The children who attend Head Start come from families and communities facing enormous economic and social challenges. Head Start serves the highest need populations, including children who are in the child welfare system, are homeless, are just learning English, and who have disabilities. Often, families who faced barriers to critically needed services in other settings get access to the services they need through Head Start.

While we know through extensive research that Head Start helps prepare our most vulnerable children for kindergarten, we also know that we can do better. We want to ensure that more children benefit from quality Head Start programs, and that those benefits continue through their school years. That is why the Office of Head Start has launched a reform agenda that is bold, innovative, and built on the best evidence available. This reform is designed to ensure that all Head Start children are ready for success in kindergarten and that all Head Start programs are high quality and well managed.

We have sent a strong message to Head Start programs and the entire early education community that the bar for quality has been raised. If a program is not delivering the high-quality educational experience our children deserve, and if there is a more capable, better qualified entity to run Head Start in a community, we owe it to our kids to shift funding to the more capable entity. While we are holding programs more accountable for higher quality services, we are also providing them with additional training and technical assistance through our National Centers.

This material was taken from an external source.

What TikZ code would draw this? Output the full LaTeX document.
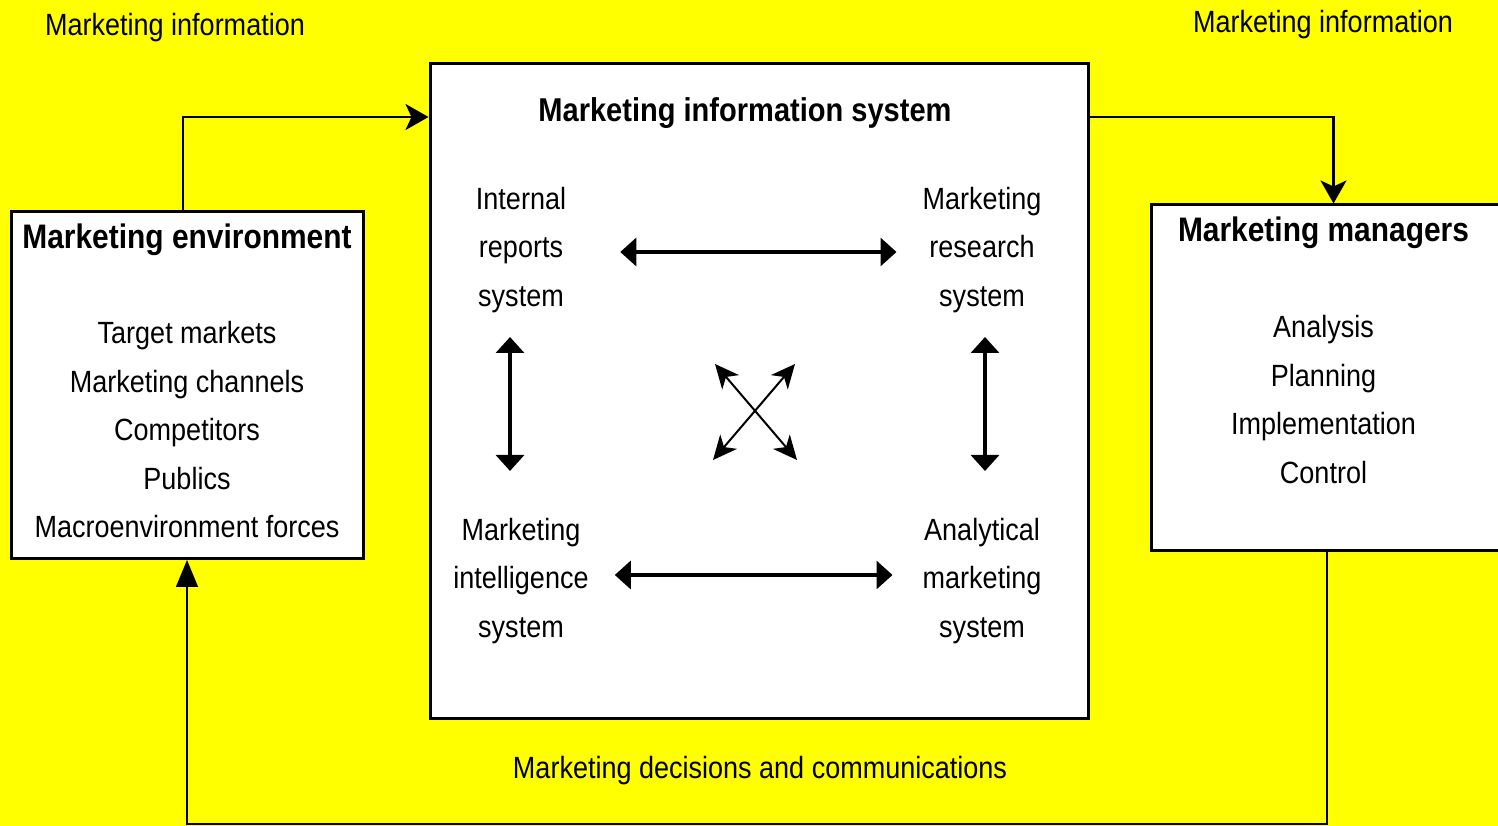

Focusing on what happens in the classroom is key to improving children's experiences while they are in Head Start. But that is not enough. We are also working to improve the linkages between Head Start programs and the public schools children will enter when they start kindergarten. Strong linkages can accomplish several goals: they can assure that Head Start educational goals are matched up to what the schools think are important readiness goals; they can ease the transition for children by making sure that schools have good information and are prepared for the children coming from Head Start; and they can improve parent engagement at the critical point when the child is transitioning from Head Start to public school.

Head Start is the foundation of our nation's commitment to providing equal access to quality early learning programs. For children to reach their full potential -- and for our nation to reach its competitive potential -- we must provide the learning environments and services that children need in their first few vital years of development. Focusing on these children's success now is providing low-income families the opportunities they deserve and strengthening our country's workforce for decades to come.

Since 1965, Head Start has provided a critical lifeline for more than 28 million children and their families. Ed Ziegler, one of the founders of Head Start, always said that Head Start is not just a program -- it is an evolving concept.

Every day, the Office of Head Start continues to intensify our impacts, foster innovation, and ensure accountability so that every child in every Head Start program has the best opportunity to reach their full potential.

Head Start children need and deserve the most effective early education program possible. We are taking aggressive steps every day to meet our commitments to them.

Yvette Sanchez Fuentes is the national director of the Office of Head Start in the Administration for Children and Families division of the U.S. Department of Health and Human Services.